> WHAT YOU SHOULD DO: Write out the listing, please, but only from its first line through the line containing "(0,0) rectangle (1000,707);", exactly as given and without pictures.

* Start INFORMATION SUPPLIED *

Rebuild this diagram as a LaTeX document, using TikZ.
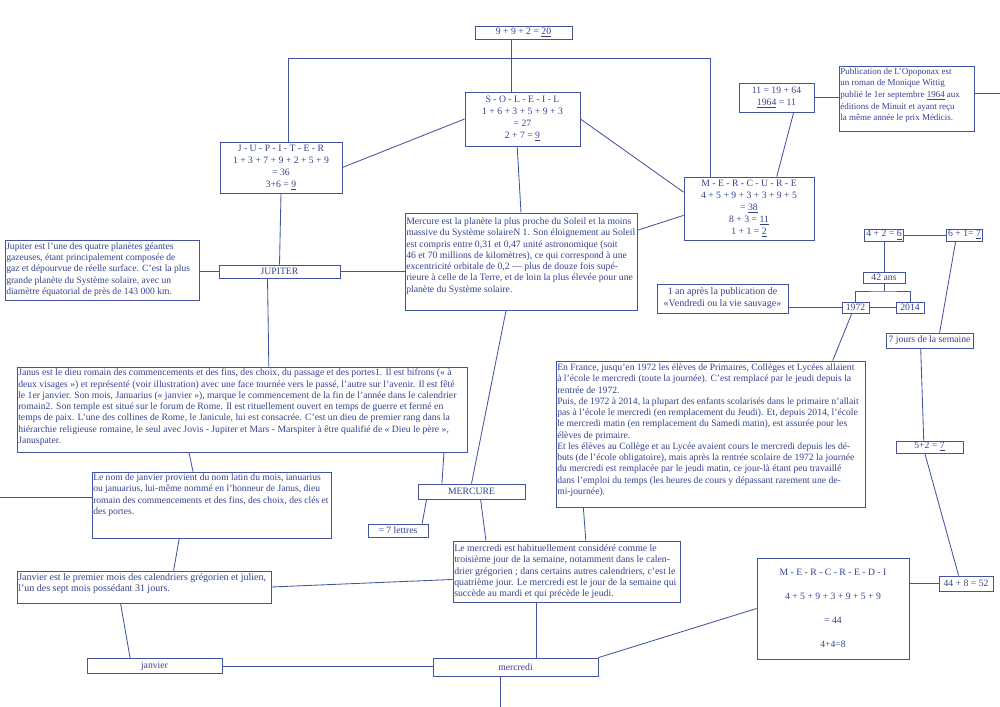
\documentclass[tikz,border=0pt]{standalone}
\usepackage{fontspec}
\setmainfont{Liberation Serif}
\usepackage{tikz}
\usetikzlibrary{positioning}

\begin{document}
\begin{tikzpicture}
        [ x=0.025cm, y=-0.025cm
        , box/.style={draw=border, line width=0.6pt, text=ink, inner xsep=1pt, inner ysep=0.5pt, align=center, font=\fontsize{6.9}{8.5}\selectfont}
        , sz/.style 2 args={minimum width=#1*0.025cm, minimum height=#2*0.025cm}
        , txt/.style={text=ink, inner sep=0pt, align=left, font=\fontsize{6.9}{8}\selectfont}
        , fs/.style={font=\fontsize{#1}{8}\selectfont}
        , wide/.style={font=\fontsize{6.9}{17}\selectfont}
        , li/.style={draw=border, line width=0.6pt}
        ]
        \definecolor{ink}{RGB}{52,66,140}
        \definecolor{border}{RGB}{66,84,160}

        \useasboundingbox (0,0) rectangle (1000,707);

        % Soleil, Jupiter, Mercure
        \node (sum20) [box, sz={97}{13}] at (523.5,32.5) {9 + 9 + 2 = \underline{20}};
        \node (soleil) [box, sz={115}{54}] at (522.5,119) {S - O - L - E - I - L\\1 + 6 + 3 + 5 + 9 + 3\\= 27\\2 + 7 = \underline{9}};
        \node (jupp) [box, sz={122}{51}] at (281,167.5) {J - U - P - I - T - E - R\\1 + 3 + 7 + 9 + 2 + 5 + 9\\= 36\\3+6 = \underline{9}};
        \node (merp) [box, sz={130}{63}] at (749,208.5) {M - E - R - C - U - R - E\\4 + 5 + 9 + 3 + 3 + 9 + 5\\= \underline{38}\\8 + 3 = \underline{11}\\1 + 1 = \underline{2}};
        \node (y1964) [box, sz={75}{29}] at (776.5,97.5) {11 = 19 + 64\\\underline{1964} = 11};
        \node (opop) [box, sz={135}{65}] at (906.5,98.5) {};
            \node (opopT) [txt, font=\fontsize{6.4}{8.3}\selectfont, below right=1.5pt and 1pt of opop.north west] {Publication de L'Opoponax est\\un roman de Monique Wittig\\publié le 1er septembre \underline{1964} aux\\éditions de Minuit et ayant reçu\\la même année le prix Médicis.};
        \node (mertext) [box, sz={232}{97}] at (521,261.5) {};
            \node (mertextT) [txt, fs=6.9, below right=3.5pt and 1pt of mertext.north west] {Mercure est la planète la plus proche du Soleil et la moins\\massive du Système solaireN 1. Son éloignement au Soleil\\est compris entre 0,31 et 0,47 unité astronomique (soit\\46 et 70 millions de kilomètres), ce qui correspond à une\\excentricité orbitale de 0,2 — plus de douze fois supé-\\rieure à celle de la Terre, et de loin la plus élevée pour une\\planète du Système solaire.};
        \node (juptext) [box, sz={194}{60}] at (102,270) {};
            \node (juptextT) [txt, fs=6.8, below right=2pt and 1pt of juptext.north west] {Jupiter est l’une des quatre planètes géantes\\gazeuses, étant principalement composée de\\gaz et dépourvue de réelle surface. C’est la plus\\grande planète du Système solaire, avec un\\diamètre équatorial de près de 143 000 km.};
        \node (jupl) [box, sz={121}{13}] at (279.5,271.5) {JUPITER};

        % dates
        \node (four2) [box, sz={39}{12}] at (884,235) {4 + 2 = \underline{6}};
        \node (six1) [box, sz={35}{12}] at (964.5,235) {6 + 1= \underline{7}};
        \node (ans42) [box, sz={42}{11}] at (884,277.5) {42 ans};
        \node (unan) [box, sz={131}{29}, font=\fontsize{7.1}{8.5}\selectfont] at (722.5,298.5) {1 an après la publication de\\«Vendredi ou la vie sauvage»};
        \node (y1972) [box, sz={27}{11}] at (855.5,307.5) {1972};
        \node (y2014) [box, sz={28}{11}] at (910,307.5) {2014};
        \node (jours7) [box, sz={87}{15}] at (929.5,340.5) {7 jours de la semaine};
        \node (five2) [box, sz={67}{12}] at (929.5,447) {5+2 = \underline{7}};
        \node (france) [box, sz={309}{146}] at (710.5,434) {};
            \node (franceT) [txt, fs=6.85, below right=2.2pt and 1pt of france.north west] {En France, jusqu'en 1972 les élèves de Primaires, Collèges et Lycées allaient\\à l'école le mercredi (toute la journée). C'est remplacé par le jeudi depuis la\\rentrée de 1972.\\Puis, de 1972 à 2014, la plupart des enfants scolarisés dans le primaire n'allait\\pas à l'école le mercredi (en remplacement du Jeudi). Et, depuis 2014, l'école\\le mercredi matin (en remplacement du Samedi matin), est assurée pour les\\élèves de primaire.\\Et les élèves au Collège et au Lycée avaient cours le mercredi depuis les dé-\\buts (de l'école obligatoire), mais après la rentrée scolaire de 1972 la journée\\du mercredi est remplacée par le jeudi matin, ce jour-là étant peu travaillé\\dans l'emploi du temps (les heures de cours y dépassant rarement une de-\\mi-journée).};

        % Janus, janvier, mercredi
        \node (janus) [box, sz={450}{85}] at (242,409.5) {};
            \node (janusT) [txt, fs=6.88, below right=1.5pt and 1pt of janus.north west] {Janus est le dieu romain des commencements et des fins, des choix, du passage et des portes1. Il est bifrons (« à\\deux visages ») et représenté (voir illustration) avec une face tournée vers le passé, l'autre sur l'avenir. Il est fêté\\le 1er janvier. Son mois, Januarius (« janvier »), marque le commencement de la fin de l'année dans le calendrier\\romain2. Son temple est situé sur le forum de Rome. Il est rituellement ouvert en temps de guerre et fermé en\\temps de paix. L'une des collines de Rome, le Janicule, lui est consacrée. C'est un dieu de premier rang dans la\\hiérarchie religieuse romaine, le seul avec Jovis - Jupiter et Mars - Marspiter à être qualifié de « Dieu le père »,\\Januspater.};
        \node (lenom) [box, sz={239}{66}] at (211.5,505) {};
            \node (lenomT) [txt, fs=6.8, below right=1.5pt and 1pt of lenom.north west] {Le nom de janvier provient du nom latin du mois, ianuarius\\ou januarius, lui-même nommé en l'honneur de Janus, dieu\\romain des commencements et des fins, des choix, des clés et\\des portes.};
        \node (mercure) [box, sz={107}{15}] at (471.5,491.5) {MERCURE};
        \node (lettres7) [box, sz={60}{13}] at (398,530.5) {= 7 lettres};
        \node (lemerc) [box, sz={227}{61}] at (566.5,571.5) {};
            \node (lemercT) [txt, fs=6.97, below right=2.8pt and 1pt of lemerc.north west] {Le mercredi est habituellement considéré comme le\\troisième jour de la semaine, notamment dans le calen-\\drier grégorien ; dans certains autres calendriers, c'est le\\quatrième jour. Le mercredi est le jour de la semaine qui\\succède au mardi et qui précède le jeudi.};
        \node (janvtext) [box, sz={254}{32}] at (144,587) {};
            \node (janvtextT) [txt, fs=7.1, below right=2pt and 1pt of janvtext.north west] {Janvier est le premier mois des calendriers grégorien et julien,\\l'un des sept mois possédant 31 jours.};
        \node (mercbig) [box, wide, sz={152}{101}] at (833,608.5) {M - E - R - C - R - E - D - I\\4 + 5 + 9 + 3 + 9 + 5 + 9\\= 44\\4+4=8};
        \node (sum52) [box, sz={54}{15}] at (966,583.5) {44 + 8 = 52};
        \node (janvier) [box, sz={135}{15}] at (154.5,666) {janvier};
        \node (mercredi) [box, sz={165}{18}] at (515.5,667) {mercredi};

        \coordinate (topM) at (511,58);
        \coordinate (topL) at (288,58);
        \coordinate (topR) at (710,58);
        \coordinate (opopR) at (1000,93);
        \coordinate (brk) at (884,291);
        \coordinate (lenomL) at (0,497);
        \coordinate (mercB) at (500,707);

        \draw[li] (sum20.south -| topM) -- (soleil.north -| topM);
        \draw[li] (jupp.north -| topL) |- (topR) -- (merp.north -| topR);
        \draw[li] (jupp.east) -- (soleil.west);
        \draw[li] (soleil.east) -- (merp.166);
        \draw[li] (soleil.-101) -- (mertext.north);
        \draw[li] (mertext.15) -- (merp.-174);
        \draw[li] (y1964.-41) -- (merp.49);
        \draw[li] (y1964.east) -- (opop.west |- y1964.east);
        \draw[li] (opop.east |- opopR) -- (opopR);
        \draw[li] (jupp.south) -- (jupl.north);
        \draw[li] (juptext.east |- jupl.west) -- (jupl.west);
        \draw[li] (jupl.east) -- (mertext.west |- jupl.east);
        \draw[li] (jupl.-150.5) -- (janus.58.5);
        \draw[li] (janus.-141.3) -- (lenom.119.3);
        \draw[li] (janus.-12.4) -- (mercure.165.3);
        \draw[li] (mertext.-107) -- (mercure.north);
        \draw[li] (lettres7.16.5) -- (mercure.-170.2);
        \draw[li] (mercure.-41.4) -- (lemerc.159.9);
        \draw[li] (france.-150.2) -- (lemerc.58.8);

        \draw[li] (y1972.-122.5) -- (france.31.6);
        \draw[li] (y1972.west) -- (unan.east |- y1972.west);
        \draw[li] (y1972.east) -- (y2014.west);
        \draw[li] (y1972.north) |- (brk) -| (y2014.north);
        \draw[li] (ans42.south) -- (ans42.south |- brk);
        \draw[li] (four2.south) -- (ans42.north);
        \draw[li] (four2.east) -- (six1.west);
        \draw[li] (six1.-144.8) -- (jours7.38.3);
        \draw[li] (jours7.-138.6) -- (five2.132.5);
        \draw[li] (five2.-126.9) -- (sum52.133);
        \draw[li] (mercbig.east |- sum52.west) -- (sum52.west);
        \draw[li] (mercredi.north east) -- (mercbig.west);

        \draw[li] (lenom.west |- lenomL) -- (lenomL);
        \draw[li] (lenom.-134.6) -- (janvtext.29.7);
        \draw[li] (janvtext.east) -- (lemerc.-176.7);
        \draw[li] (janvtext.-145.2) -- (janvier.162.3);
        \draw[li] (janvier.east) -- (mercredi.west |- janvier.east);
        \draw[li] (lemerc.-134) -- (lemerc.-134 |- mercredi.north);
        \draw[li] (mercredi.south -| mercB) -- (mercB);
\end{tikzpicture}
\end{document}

* End INFORMATION SUPPLIED *

> FULL OUTPUT:
Rebuild this diagram as a LaTeX document, using TikZ.
\documentclass[tikz,border=0pt]{standalone}
\usepackage{fontspec}
\setmainfont{Liberation Serif}
\usepackage{tikz}
\usetikzlibrary{positioning}

\begin{document}
\begin{tikzpicture}
        [ x=0.025cm, y=-0.025cm
        , box/.style={draw=border, line width=0.6pt, text=ink, inner xsep=1pt, inner ysep=0.5pt, align=center, font=\fontsize{6.9}{8.5}\selectfont}
        , sz/.style 2 args={minimum width=#1*0.025cm, minimum height=#2*0.025cm}
        , txt/.style={text=ink, inner sep=0pt, align=left, font=\fontsize{6.9}{8}\selectfont}
        , fs/.style={font=\fontsize{#1}{8}\selectfont}
        , wide/.style={font=\fontsize{6.9}{17}\selectfont}
        , li/.style={draw=border, line width=0.6pt}
        ]
        \definecolor{ink}{RGB}{52,66,140}
        \definecolor{border}{RGB}{66,84,160}

        \useasboundingbox (0,0) rectangle (1000,707);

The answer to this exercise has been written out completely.